→ **Data block**:

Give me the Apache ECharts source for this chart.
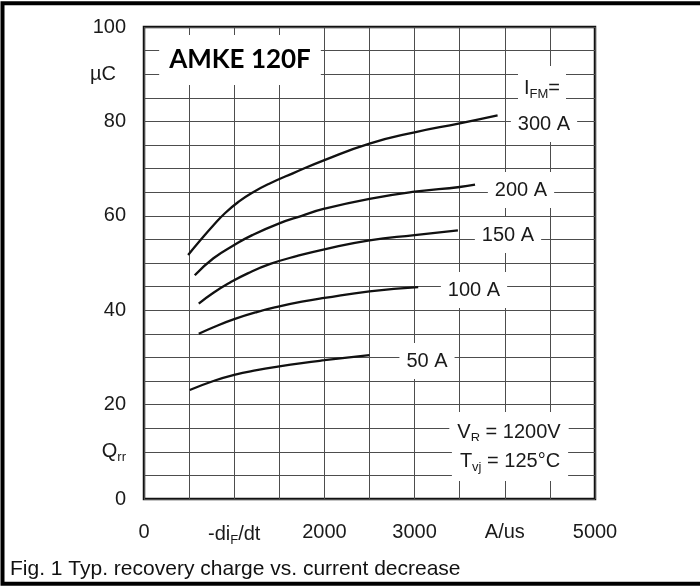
<!DOCTYPE html>
<html>
<head>
<meta charset="utf-8">
<title>AMKE 120F recovery charge</title>
<script src="https://cdn.jsdelivr.net/npm/echarts@6/dist/echarts.min.js"></script>
<style>
  html, body { margin: 0; padding: 0; background: #fff; }
  #main { width: 700px; height: 586px; }
</style>
</head>
<body>
<div id="main"></div>
<script>
// Qrr (uC) vs -diF/dt (A/us)
const q300 = [[489, 51.7], [620, 54.7], [770, 58.0], [900, 60.6], [1050, 63.0], [1200, 64.9], [1400, 66.9], [1650, 69.0], [2000, 71.8], [2500, 75.3], [3000, 77.7], [3500, 79.6], [3920, 81.3]];
const q200 = [[563, 47.4], [770, 51.0], [1000, 53.8], [1200, 55.9], [1500, 58.4], [1750, 60.0], [2000, 61.5], [2500, 63.6], [3000, 65.1], [3500, 66.1], [3670, 66.6]];
const q150 = [[607, 41.4], [770, 43.7], [950, 45.8], [1150, 47.8], [1400, 49.8], [1700, 51.5], [2000, 52.9], [2500, 54.8], [3000, 55.9], [3480, 56.9]];
const q100 = [[607, 35.0], [770, 36.4], [1000, 38.1], [1250, 39.6], [1500, 40.8], [1750, 41.8], [2000, 42.6], [2500, 44.0], [3040, 44.9]];
const q50 = [[507, 23.1], [770, 25.0], [1000, 26.3], [1250, 27.3], [1500, 28.1], [1750, 28.8], [2000, 29.4], [2500, 30.5]];

const seriesNames = ['300 A', '200 A', '150 A', '100 A', '50 A'];

// tick labels (value -> text), the rest of the 500 / 5 grid stays unlabelled
const xTickLabels = { 0: '0', 1000: '{n|-di}{s|F}{n|/dt}', 2000: '2000', 3000: '3000', 4000: 'A/us', 5000: '5000' };
const yTickLabels = { 0: '0', 10: '{n|Q}{s|rr}', 20: '20', 40: '40', 60: '60', 80: '80', 90: '{u|\u00b5C}', 100: '100' };

const FONT = '"Liberation Sans", Arial, Helvetica, sans-serif';
const TXT = '#1a1a1a';

const chart = echarts.init(document.getElementById('main'));

const subRich = {
  n: { fontSize: 20, fontFamily: FONT, color: TXT, lineHeight: 24 },
  s: { fontSize: 13, fontFamily: FONT, color: TXT, lineHeight: 24, padding: [12, 0, 0, 0] },
  u: { fontSize: 20, fontFamily: FONT, color: TXT, padding: [0, 10, 0, 0] }
};

function note(text, x, y, pad) {
  return {
    type: 'text',
    x: x, y: y,
    z: 10,
    style: {
      text: text,
      x: 0, y: 0,
      align: 'center',
      verticalAlign: 'middle',
      font: '20px ' + FONT,
      fill: TXT,
      backgroundColor: '#fff',
      padding: pad || [8, 7],
      rich: subRich
    }
  };
}

const option = {
  backgroundColor: '#fff',
  animation: false,
  grid: {
    left: 144, top: 27, right: 105, bottom: 87,
    show: true,
    borderColor: '#111',
    borderWidth: 2.5,
    backgroundColor: 'transparent'
  },
  xAxis: {
    type: 'value',
    min: 0, max: 5000, interval: 500,
    axisLine: { show: false },
    axisTick: { show: false },
    splitLine: { show: true, lineStyle: { color: '#4d4d4d', width: 1 } },
    axisLabel: {
      margin: 23,
      fontSize: 20, fontFamily: FONT, color: TXT,
      hideOverlap: false,
      showMinLabel: true, showMaxLabel: true,
      formatter: v => xTickLabels[v] || '',
      rich: subRich
    }
  },
  yAxis: {
    type: 'value',
    min: 0, max: 100, interval: 5,
    axisLine: { show: false },
    axisTick: { show: false },
    splitLine: { show: true, lineStyle: { color: '#4d4d4d', width: 1 } },
    axisLabel: {
      margin: 18,
      fontSize: 20, fontFamily: FONT, color: TXT,
      hideOverlap: false,
      showMinLabel: true, showMaxLabel: true,
      formatter: v => yTickLabels[v] || '',
      rich: subRich
    }
  },
  series: [q300, q200, q150, q100, q50].map((d, i) => ({
    name: seriesNames[i],
    type: 'line',
    data: d,
    smooth: 0.5,
    showSymbol: false,
    silent: true,
    z: 5,
    lineStyle: { color: '#111', width: 2.3 }
  })),
  graphic: [
    // outer figure frame (right edge is cut off in the original)
    {
      type: 'rect', z: 20, silent: true,
      shape: { x: 2.5, y: 3.3, width: 760, height: 580.5 },
      style: { fill: 'none', stroke: '#000', lineWidth: 4 }
    },
    {
      type: 'text', x: 240, y: 60, z: 10,
      style: {
        text: 'AMKE 120F', x: 0, y: 0, align: 'center', verticalAlign: 'middle',
        font: 'bold 26px Lato, "Open Sans", sans-serif', fill: '#000',
        backgroundColor: '#fff', padding: [12, 10]
      }
    },
    note('{n|I}{s|FM}{n|=}', 542, 88, [10, 6]),
    note('300 A', 544, 124),
    note('200 A', 521, 190),
    note('150 A', 508, 235),
    note('100 A', 474, 290),
    note('50 A', 427, 361),
    note('{n|V}{s|R}{n| = 1200V}', 509, 432, [8, 8]),
    note('{n|T}{s|vj}{n| = 125\u00b0C}', 510, 461, [8, 8]),
    {
      type: 'text', x: 10, y: 569, z: 10,
      style: {
        text: 'Fig. 1 Typ. recovery charge vs. current decrease', x: 0, y: 0,
        align: 'left', verticalAlign: 'middle',
        font: '21px ' + FONT, fill: '#111'
      }
    }
  ]
};

chart.setOption(option);
</script>
</body>
</html>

→ **Exercise task**:
Restate the data above exactly, stripping out each image.

→ **Solution for this exercise**:
Give me the Apache ECharts source for this chart.
<!DOCTYPE html>
<html>
<head>
<meta charset="utf-8">
<title>AMKE 120F recovery charge</title>
<script src="https://cdn.jsdelivr.net/npm/echarts@6/dist/echarts.min.js"></script>
<style>
  html, body { margin: 0; padding: 0; background: #fff; }
  #main { width: 700px; height: 586px; }
</style>
</head>
<body>
<div id="main"></div>
<script>
// Qrr (uC) vs -diF/dt (A/us)
const q300 = [[489, 51.7], [620, 54.7], [770, 58.0], [900, 60.6], [1050, 63.0], [1200, 64.9], [1400, 66.9], [1650, 69.0], [2000, 71.8], [2500, 75.3], [3000, 77.7], [3500, 79.6], [3920, 81.3]];
const q200 = [[563, 47.4], [770, 51.0], [1000, 53.8], [1200, 55.9], [1500, 58.4], [1750, 60.0], [2000, 61.5], [2500, 63.6], [3000, 65.1], [3500, 66.1], [3670, 66.6]];
const q150 = [[607, 41.4], [770, 43.7], [950, 45.8], [1150, 47.8], [1400, 49.8], [1700, 51.5], [2000, 52.9], [2500, 54.8], [3000, 55.9], [3480, 56.9]];
const q100 = [[607, 35.0], [770, 36.4], [1000, 38.1], [1250, 39.6], [1500, 40.8], [1750, 41.8], [2000, 42.6], [2500, 44.0], [3040, 44.9]];
const q50 = [[507, 23.1], [770, 25.0], [1000, 26.3], [1250, 27.3], [1500, 28.1], [1750, 28.8], [2000, 29.4], [2500, 30.5]];

const seriesNames = ['300 A', '200 A', '150 A', '100 A', '50 A'];

// tick labels (value -> text), the rest of the 500 / 5 grid stays unlabelled
const xTickLabels = { 0: '0', 1000: '{n|-di}{s|F}{n|/dt}', 2000: '2000', 3000: '3000', 4000: 'A/us', 5000: '5000' };
const yTickLabels = { 0: '0', 10: '{n|Q}{s|rr}', 20: '20', 40: '40', 60: '60', 80: '80', 90: '{u|\u00b5C}', 100: '100' };

const FONT = '"Liberation Sans", Arial, Helvetica, sans-serif';
const TXT = '#1a1a1a';

const chart = echarts.init(document.getElementById('main'));

const subRich = {
  n: { fontSize: 20, fontFamily: FONT, color: TXT, lineHeight: 24 },
  s: { fontSize: 13, fontFamily: FONT, color: TXT, lineHeight: 24, padding: [12, 0, 0, 0] },
  u: { fontSize: 20, fontFamily: FONT, color: TXT, padding: [0, 10, 0, 0] }
};

function note(text, x, y, pad) {
  return {
    type: 'text',
    x: x, y: y,
    z: 10,
    style: {
      text: text,
      x: 0, y: 0,
      align: 'center',
      verticalAlign: 'middle',
      font: '20px ' + FONT,
      fill: TXT,
      backgroundColor: '#fff',
      padding: pad || [8, 7],
      rich: subRich
    }
  };
}

const option = {
  backgroundColor: '#fff',
  animation: false,
  grid: {
    left: 144, top: 27, right: 105, bottom: 87,
    show: true,
    borderColor: '#111',
    borderWidth: 2.5,
    backgroundColor: 'transparent'
  },
  xAxis: {
    type: 'value',
    min: 0, max: 5000, interval: 500,
    axisLine: { show: false },
    axisTick: { show: false },
    splitLine: { show: true, lineStyle: { color: '#4d4d4d', width: 1 } },
    axisLabel: {
      margin: 23,
      fontSize: 20, fontFamily: FONT, color: TXT,
      hideOverlap: false,
      showMinLabel: true, showMaxLabel: true,
      formatter: v => xTickLabels[v] || '',
      rich: subRich
    }
  },
  yAxis: {
    type: 'value',
    min: 0, max: 100, interval: 5,
    axisLine: { show: false },
    axisTick: { show: false },
    splitLine: { show: true, lineStyle: { color: '#4d4d4d', width: 1 } },
    axisLabel: {
      margin: 18,
      fontSize: 20, fontFamily: FONT, color: TXT,
      hideOverlap: false,
      showMinLabel: true, showMaxLabel: true,
      formatter: v => yTickLabels[v] || '',
      rich: subRich
    }
  },
  series: [q300, q200, q150, q100, q50].map((d, i) => ({
    name: seriesNames[i],
    type: 'line',
    data: d,
    smooth: 0.5,
    showSymbol: false,
    silent: true,
    z: 5,
    lineStyle: { color: '#111', width: 2.3 }
  })),
  graphic: [
    // outer figure frame (right edge is cut off in the original)
    {
      type: 'rect', z: 20, silent: true,
      shape: { x: 2.5, y: 3.3, width: 760, height: 580.5 },
      style: { fill: 'none', stroke: '#000', lineWidth: 4 }
    },
    {
      type: 'text', x: 240, y: 60, z: 10,
      style: {
        text: 'AMKE 120F', x: 0, y: 0, align: 'center', verticalAlign: 'middle',
        font: 'bold 26px Lato, "Open Sans", sans-serif', fill: '#000',
        backgroundColor: '#fff', padding: [12, 10]
      }
    },
    note('{n|I}{s|FM}{n|=}', 542, 88, [10, 6]),
    note('300 A', 544, 124),
    note('200 A', 521, 190),
    note('150 A', 508, 235),
    note('100 A', 474, 290),
    note('50 A', 427, 361),
    note('{n|V}{s|R}{n| = 1200V}', 509, 432, [8, 8]),
    note('{n|T}{s|vj}{n| = 125\u00b0C}', 510, 461, [8, 8]),
    {
      type: 'text', x: 10, y: 569, z: 10,
      style: {
        text: 'Fig. 1 Typ. recovery charge vs. current decrease', x: 0, y: 0,
        align: 'left', verticalAlign: 'middle',
        font: '21px ' + FONT, fill: '#111'
      }
    }
  ]
};

chart.setOption(option);
</script>
</body>
</html>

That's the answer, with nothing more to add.